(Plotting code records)
---*---

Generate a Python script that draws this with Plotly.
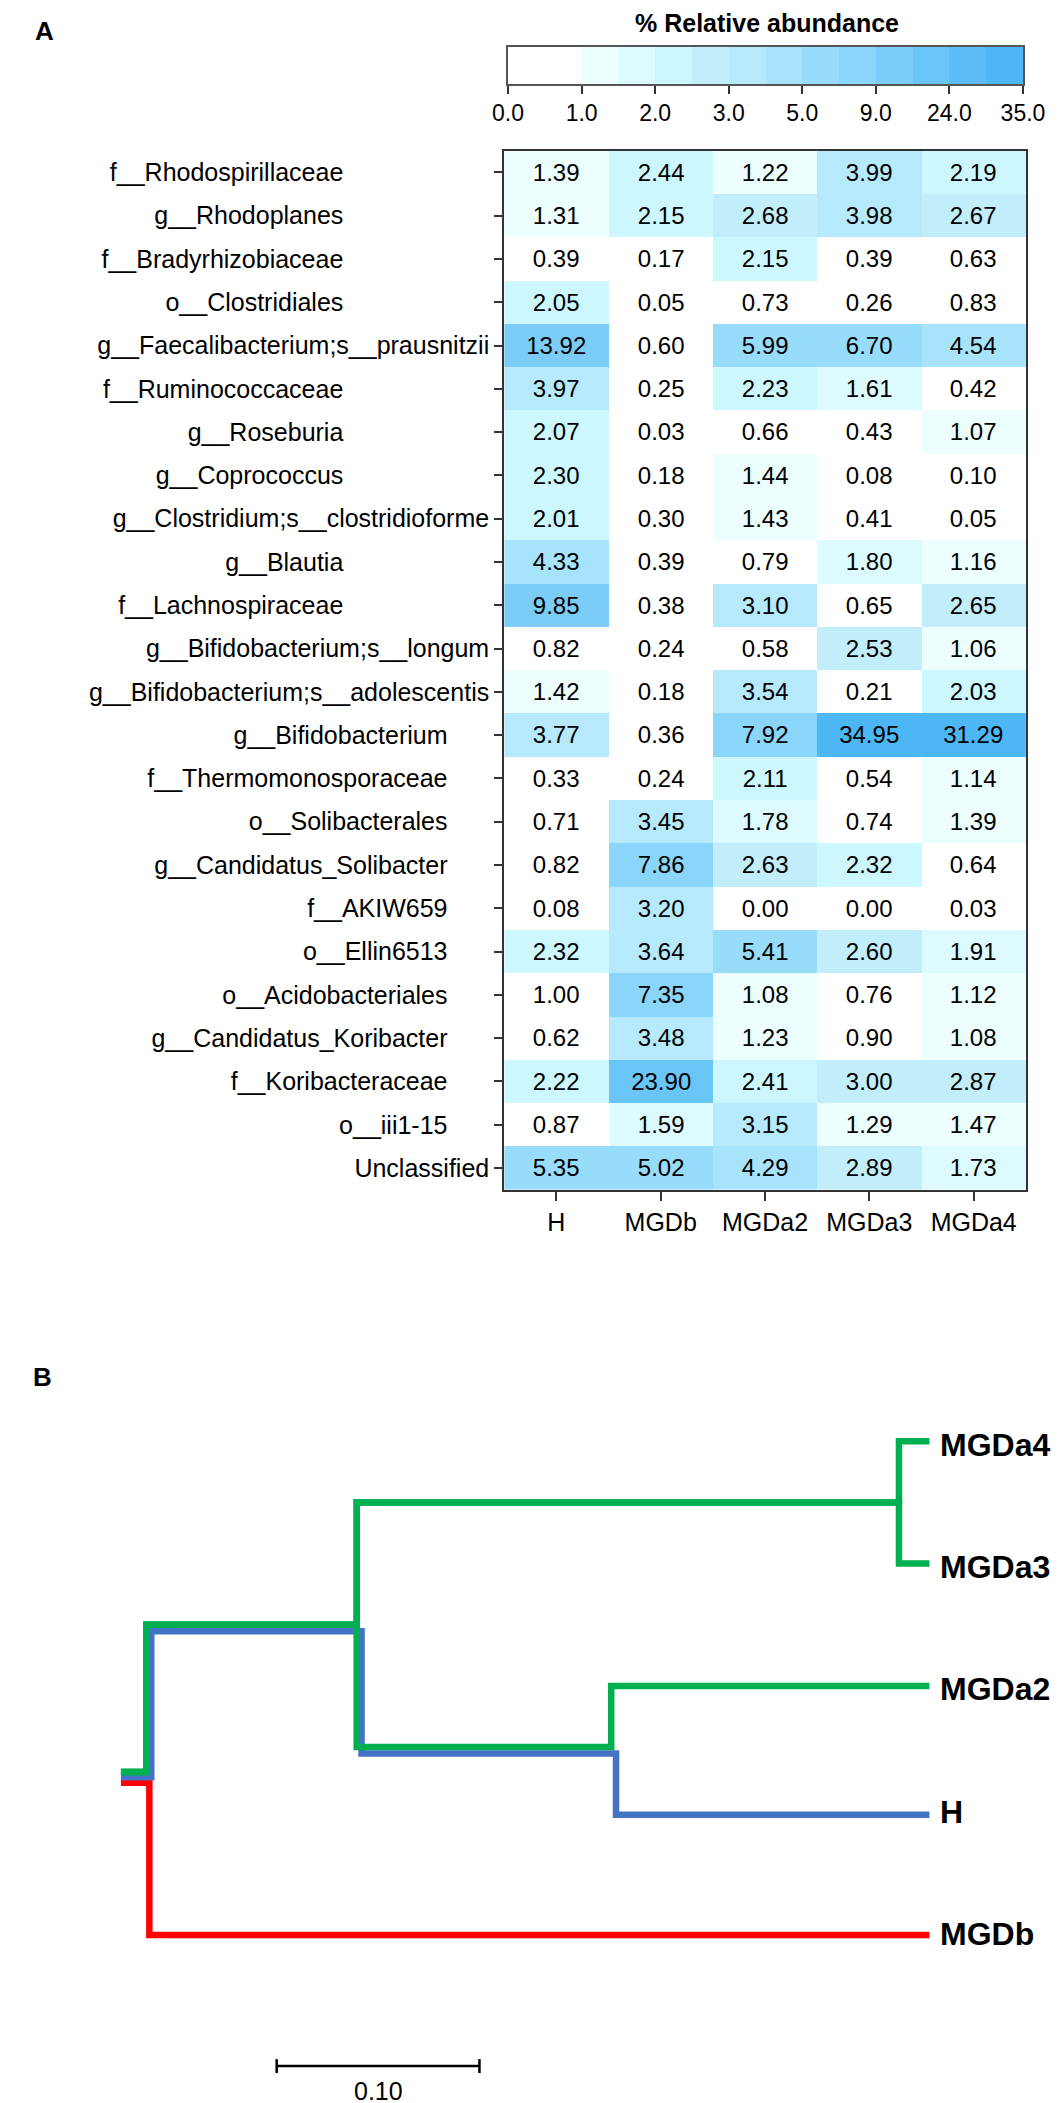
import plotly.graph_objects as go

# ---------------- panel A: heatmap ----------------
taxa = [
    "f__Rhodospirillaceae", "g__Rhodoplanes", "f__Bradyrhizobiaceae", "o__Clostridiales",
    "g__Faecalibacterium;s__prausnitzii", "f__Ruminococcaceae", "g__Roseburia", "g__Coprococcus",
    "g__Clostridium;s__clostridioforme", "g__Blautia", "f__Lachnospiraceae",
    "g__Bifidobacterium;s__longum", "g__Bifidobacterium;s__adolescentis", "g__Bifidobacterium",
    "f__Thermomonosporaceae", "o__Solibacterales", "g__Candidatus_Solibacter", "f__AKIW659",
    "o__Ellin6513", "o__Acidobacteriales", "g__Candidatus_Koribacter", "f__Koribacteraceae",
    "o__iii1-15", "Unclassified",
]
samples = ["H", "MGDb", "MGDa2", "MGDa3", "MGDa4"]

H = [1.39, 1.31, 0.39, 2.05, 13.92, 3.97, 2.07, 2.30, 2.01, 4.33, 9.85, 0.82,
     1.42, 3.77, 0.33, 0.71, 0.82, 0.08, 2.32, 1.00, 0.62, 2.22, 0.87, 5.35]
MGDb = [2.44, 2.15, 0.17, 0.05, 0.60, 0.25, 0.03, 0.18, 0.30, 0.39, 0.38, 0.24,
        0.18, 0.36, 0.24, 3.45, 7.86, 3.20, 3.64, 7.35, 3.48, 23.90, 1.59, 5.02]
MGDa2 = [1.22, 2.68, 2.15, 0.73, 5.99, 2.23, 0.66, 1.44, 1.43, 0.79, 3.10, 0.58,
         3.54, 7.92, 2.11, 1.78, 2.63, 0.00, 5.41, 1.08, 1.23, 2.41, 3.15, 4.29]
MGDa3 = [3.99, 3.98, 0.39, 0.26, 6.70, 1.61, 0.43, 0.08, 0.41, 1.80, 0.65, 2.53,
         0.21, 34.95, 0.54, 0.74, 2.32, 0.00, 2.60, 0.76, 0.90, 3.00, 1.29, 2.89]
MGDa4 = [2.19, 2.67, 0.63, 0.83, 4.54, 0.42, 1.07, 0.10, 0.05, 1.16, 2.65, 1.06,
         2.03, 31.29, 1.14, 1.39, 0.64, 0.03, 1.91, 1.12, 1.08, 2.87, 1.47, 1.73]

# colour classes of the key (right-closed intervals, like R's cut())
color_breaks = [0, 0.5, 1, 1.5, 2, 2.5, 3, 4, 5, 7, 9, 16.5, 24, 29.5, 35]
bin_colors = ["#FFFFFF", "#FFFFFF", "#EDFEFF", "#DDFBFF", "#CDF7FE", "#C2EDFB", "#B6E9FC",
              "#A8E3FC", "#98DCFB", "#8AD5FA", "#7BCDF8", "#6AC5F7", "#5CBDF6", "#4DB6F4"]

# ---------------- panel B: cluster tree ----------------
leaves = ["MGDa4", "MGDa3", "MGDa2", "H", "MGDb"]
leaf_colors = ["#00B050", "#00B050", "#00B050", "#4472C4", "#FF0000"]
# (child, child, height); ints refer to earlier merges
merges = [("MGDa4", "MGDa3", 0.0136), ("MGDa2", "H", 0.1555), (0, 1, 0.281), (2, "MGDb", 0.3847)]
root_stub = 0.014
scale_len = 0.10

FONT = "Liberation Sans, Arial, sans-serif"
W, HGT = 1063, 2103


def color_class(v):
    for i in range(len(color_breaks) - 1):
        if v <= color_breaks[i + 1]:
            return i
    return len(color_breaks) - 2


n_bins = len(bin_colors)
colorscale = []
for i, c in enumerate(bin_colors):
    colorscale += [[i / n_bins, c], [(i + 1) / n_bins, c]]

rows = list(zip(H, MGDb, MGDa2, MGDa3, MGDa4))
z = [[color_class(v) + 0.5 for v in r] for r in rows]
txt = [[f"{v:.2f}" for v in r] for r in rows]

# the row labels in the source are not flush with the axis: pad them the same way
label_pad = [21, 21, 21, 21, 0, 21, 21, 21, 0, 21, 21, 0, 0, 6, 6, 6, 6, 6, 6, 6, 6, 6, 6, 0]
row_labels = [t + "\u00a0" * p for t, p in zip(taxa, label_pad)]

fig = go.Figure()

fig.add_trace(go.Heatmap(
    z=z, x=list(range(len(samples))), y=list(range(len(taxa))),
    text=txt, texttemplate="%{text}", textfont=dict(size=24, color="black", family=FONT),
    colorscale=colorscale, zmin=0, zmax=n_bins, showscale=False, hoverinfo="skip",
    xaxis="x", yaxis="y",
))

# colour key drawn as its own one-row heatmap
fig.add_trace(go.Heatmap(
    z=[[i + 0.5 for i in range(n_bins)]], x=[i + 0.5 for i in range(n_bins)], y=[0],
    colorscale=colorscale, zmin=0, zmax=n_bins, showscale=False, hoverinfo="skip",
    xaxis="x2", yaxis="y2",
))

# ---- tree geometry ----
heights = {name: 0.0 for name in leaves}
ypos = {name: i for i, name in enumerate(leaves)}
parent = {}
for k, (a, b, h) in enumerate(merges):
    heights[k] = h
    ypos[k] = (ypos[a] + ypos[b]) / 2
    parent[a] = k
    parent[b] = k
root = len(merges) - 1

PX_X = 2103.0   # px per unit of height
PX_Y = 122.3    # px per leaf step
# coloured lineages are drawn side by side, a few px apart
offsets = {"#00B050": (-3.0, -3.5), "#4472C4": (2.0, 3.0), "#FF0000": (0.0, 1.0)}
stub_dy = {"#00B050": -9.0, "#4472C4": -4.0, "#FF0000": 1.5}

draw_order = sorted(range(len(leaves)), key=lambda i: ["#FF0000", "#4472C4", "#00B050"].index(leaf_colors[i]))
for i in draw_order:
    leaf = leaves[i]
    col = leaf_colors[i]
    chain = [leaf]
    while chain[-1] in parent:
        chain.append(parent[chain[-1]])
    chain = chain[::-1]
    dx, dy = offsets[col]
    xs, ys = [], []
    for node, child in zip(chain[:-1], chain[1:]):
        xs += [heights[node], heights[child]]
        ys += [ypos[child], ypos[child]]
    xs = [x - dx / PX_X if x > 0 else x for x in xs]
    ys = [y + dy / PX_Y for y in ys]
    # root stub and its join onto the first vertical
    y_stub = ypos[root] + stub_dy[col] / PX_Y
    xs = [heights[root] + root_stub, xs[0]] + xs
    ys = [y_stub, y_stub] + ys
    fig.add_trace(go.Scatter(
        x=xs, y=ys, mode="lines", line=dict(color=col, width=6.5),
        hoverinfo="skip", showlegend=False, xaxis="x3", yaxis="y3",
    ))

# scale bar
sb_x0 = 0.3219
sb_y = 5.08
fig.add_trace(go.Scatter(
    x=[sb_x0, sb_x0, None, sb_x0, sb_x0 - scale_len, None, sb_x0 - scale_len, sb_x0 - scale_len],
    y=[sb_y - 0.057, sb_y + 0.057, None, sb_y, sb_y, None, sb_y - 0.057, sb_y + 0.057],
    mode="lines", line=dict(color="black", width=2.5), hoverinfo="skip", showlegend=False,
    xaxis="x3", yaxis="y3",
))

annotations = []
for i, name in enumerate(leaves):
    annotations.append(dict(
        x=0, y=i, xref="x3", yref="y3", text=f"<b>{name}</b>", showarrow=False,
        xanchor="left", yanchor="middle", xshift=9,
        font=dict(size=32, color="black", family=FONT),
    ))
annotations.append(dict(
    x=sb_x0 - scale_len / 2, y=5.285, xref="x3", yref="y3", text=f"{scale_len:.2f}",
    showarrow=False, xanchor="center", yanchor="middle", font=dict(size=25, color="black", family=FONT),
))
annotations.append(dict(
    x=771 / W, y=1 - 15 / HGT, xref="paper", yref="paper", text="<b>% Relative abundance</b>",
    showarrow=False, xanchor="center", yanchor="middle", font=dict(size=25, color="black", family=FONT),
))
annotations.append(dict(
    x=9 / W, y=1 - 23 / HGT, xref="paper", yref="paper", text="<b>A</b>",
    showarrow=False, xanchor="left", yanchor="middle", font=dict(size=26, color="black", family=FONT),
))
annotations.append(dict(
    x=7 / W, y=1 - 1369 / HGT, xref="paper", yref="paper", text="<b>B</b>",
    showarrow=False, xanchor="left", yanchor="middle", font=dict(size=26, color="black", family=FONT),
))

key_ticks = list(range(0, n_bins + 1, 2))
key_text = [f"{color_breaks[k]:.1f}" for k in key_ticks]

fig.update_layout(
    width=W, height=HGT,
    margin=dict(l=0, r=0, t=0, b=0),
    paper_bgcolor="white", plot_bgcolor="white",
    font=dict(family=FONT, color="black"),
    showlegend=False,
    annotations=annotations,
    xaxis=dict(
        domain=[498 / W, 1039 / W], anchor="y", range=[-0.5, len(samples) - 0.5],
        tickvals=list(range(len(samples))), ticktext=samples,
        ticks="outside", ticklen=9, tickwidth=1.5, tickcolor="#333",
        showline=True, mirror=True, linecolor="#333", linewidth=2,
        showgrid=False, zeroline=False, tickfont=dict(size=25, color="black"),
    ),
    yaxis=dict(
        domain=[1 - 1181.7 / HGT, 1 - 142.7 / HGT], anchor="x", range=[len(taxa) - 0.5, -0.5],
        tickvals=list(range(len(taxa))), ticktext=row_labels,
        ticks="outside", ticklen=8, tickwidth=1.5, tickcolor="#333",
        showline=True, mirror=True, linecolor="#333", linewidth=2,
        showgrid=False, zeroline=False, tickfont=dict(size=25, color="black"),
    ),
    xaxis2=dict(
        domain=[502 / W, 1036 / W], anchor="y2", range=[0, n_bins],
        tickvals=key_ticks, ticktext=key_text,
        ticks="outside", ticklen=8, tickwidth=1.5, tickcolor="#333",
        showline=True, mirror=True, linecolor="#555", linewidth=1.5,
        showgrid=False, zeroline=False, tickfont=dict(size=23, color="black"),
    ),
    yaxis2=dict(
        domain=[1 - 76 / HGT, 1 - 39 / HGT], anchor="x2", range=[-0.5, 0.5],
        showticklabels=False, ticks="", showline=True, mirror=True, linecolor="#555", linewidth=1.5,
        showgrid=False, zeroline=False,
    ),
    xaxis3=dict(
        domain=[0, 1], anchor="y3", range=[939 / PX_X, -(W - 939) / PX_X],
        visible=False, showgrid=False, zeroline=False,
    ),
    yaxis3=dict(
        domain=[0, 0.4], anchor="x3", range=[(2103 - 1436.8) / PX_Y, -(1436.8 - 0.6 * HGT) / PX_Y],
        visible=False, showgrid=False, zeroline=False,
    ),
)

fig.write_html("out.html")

---*---

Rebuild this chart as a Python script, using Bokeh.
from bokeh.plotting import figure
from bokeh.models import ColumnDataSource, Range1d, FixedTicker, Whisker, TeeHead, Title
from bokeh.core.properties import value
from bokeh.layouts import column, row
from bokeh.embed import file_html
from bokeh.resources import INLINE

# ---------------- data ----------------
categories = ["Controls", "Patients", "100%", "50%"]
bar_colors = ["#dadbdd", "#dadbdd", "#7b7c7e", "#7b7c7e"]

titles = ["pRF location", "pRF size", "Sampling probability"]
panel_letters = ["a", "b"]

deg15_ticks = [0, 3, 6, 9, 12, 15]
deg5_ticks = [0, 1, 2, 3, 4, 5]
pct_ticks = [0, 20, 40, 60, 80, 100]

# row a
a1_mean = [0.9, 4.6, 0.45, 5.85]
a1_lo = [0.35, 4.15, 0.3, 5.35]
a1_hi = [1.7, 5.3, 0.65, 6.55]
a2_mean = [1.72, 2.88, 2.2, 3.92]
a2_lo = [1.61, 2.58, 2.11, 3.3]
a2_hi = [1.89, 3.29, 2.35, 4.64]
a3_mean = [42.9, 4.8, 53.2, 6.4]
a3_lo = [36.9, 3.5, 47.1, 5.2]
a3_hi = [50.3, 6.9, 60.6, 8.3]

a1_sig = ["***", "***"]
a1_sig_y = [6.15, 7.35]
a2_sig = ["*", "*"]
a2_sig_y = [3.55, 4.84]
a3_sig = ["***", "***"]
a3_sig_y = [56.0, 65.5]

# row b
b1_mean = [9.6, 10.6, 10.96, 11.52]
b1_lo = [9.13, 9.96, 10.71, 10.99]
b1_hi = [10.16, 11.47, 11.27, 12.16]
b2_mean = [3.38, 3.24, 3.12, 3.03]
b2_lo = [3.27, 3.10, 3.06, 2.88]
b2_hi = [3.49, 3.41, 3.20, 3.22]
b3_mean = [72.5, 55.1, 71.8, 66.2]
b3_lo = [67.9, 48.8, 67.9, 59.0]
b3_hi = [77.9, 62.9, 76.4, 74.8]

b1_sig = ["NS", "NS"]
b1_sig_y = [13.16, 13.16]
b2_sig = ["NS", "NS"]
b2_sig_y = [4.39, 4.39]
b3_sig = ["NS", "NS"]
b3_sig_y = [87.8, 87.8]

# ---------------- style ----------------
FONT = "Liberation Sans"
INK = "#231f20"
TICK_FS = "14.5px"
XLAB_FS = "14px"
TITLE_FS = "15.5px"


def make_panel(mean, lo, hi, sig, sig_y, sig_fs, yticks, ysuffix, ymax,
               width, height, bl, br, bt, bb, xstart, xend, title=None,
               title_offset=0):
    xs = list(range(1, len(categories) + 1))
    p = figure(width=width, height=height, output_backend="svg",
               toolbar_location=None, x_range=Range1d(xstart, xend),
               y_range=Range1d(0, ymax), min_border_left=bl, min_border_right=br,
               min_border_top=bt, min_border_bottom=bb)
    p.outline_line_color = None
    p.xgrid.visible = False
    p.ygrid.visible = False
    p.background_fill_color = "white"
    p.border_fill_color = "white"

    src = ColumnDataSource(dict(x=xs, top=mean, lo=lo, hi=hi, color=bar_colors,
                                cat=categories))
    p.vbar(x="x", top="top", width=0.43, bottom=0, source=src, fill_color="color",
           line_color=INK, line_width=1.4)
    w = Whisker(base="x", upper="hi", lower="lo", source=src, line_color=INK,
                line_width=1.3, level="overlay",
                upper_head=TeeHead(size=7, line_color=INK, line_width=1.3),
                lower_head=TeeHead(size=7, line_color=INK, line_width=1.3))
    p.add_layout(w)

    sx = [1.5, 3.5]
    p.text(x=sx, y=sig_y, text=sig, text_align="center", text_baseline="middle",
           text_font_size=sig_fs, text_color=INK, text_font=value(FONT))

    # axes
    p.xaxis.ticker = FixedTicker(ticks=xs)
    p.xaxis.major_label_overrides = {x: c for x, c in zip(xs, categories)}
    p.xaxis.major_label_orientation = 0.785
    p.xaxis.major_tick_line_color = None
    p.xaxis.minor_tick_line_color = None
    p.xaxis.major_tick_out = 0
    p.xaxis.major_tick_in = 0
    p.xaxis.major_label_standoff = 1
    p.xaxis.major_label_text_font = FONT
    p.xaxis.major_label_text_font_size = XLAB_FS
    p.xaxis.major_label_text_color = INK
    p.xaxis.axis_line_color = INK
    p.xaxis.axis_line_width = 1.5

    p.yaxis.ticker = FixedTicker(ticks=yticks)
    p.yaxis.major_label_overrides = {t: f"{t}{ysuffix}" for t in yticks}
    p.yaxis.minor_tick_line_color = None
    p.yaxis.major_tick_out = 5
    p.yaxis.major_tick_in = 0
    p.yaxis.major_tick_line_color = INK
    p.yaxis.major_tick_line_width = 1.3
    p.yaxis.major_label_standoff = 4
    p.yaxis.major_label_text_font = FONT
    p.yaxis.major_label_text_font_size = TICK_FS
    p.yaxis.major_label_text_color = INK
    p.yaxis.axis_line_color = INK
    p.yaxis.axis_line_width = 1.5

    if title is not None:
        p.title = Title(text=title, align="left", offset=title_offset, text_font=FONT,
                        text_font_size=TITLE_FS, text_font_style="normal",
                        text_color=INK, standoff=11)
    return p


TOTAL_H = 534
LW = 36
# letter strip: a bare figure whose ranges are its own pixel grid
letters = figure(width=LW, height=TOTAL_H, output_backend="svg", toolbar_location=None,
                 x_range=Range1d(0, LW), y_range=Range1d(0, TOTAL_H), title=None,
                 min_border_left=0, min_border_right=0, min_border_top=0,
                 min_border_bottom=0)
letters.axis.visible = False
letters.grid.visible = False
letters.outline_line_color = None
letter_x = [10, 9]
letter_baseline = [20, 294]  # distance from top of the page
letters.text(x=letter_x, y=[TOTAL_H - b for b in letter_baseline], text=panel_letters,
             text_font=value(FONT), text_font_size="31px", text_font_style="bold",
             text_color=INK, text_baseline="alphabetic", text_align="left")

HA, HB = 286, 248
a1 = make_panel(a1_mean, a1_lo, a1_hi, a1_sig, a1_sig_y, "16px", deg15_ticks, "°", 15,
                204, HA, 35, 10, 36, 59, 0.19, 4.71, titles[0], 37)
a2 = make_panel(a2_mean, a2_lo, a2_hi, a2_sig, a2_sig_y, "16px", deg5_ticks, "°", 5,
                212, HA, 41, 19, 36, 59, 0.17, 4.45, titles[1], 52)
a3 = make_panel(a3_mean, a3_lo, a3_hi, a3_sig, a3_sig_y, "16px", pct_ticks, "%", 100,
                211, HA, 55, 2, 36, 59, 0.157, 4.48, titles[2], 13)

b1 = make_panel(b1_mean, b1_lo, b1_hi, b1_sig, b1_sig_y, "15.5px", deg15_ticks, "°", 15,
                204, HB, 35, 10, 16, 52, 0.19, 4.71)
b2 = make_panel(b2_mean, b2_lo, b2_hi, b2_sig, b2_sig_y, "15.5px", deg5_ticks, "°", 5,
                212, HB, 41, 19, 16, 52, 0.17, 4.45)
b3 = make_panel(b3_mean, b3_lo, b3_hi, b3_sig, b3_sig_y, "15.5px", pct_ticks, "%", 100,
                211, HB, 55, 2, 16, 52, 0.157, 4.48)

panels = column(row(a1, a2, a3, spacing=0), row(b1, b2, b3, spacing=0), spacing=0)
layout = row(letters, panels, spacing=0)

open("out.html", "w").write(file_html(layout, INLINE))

---*---

Repeat the lines between those holding "Generate a Python" and "2.87, 1.47, 1.73]", inclusive. Pictures stay out.

Generate a Python script that draws this with Plotly.
import plotly.graph_objects as go

# ---------------- panel A: heatmap ----------------
taxa = [
    "f__Rhodospirillaceae", "g__Rhodoplanes", "f__Bradyrhizobiaceae", "o__Clostridiales",
    "g__Faecalibacterium;s__prausnitzii", "f__Ruminococcaceae", "g__Roseburia", "g__Coprococcus",
    "g__Clostridium;s__clostridioforme", "g__Blautia", "f__Lachnospiraceae",
    "g__Bifidobacterium;s__longum", "g__Bifidobacterium;s__adolescentis", "g__Bifidobacterium",
    "f__Thermomonosporaceae", "o__Solibacterales", "g__Candidatus_Solibacter", "f__AKIW659",
    "o__Ellin6513", "o__Acidobacteriales", "g__Candidatus_Koribacter", "f__Koribacteraceae",
    "o__iii1-15", "Unclassified",
]
samples = ["H", "MGDb", "MGDa2", "MGDa3", "MGDa4"]

H = [1.39, 1.31, 0.39, 2.05, 13.92, 3.97, 2.07, 2.30, 2.01, 4.33, 9.85, 0.82,
     1.42, 3.77, 0.33, 0.71, 0.82, 0.08, 2.32, 1.00, 0.62, 2.22, 0.87, 5.35]
MGDb = [2.44, 2.15, 0.17, 0.05, 0.60, 0.25, 0.03, 0.18, 0.30, 0.39, 0.38, 0.24,
        0.18, 0.36, 0.24, 3.45, 7.86, 3.20, 3.64, 7.35, 3.48, 23.90, 1.59, 5.02]
MGDa2 = [1.22, 2.68, 2.15, 0.73, 5.99, 2.23, 0.66, 1.44, 1.43, 0.79, 3.10, 0.58,
         3.54, 7.92, 2.11, 1.78, 2.63, 0.00, 5.41, 1.08, 1.23, 2.41, 3.15, 4.29]
MGDa3 = [3.99, 3.98, 0.39, 0.26, 6.70, 1.61, 0.43, 0.08, 0.41, 1.80, 0.65, 2.53,
         0.21, 34.95, 0.54, 0.74, 2.32, 0.00, 2.60, 0.76, 0.90, 3.00, 1.29, 2.89]
MGDa4 = [2.19, 2.67, 0.63, 0.83, 4.54, 0.42, 1.07, 0.10, 0.05, 1.16, 2.65, 1.06,
         2.03, 31.29, 1.14, 1.39, 0.64, 0.03, 1.91, 1.12, 1.08, 2.87, 1.47, 1.73]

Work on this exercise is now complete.